Mas o país está a mudar. Lisboa, pelo menos, está. Ana, quando se lhe pergunta o que mudou, responde de um trago. “Tudo”. Depois, especifica: “Olhamos para a frente e não vemos as caras que víamos. Olhamos para o lado e está vazio. A rua não tem vida, a que tem são os estrangeiros”, conta.
Ela sente profunda tristeza porque vê que o lugar que a construiu está a destruir a própria identidade. Mas o que a deixa pior é ver a mais velha de três filhas, de 22 anos, a chorar: “Não quer ficar longe da avó e sente que isso vai acontecer.”
Das pessoas com quem Ana brincou em criança poucas ainda vivem no Castelo. Agora, é ela que entra no filme a que já assistiu muitas vezes, protagonizado por amigos e vizinhos de toda uma vida.
A mudança, aquela que não queria, mas que lhe é imposta esbarra na realidade do dinheiro. Pagava 305 euros, até agora. “Num país em que o ordenado mínimo é de 580 euros, onde temos dinheiro para pagar 600 euros de renda em Lisboa?”, questiona.
A mercearia dos pães quentinhos vai ficar fria e vazia
Hermínio tem 73 anos no corpo, mas uma voz que transmite a força de um rapaz de 30. Ele também o verbaliza: “Sinto-me jovem”. Por isso, está a lutar, há seis anos, para manter de portas abertas a "Mercearia Estrela do Castelo". Trava uma luta burocrática contra o sistema.
A história é intrincada. O prédio onde tem o estabelecimento pertence a um bloco de duas partes, com mais de uma dezena de frações. Tem dois IMI, dois registos prediais, tudo a duplicar. Quis comprar quando, em 2012, foi colocado à venda pela “família Ricciardi”.
O primeiro preço rondava os 500 mil euros. "OK", disse, podia avançar.
Mas o preço aumentou, pouco tempo depois, para mais de 800 mil. Já não tinha músculo financeiro para chegar lá e propôs comprar apenas uma parte do prédio. Começou a disputa judicial, que já foi da primeira instância à Relação. Não chegou ao Constitucional porque Hermónio sente-se cansado.
A juíza decidiu que quem quisesse comprar tinha que adquirir as duas partes do prédio, porque o registo “não está em propriedade horizontal”.
Hermínio não vai morrer de fome, sabe disso. Tem de onde lhe venha o rendimento, mas ele e a mercearia já são uma e a mesma coisa. E, dentro dela, os vizinhos e os clientes passaram a ser “família”.
“Vendo fiado a um conjunto de famílias, que me pagam no fim do mês. Como vão fazer agora?”, pergunta.
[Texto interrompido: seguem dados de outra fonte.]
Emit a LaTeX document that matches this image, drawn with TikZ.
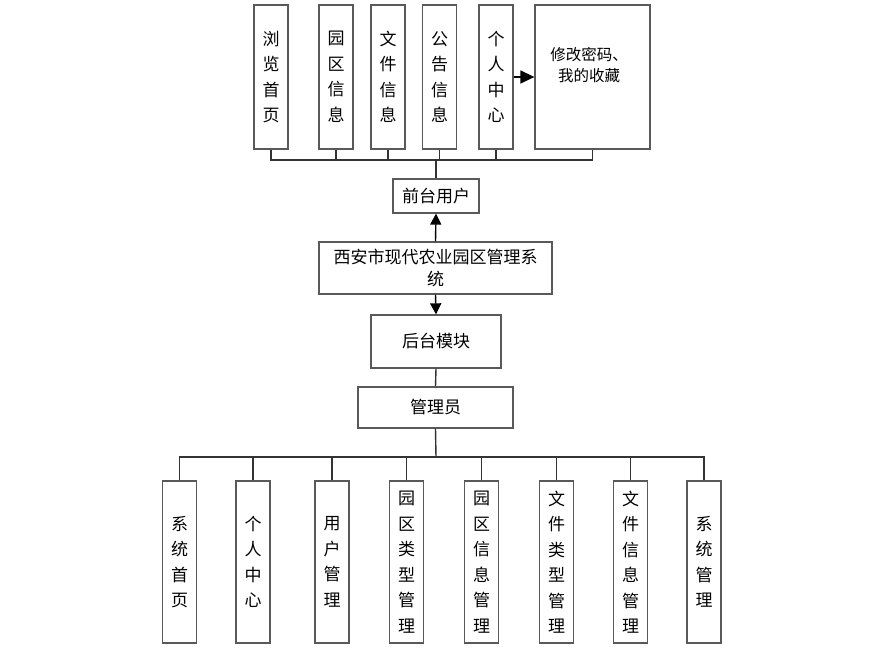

Aquela mercearia é um espaço raro nas redondezas. Hermínio explica: “Tenho pão quente três vezes ao dia e tenho pessoas que ficam aqui uma hora à espera para levar uma carcaça quentinha. Não há mais nenhum sítio aqui em que o possam fazer."
Mas, apesar da emoção, a razão está a tirar-lhe as forças para a luta: “O dinheiro já não me chega. Já tenho de levantar dinheiro da minha reforma e da minha mulher para suportar as despesas que estamos a ter."
“Estou condenado a meia dúzia de meses”, remata.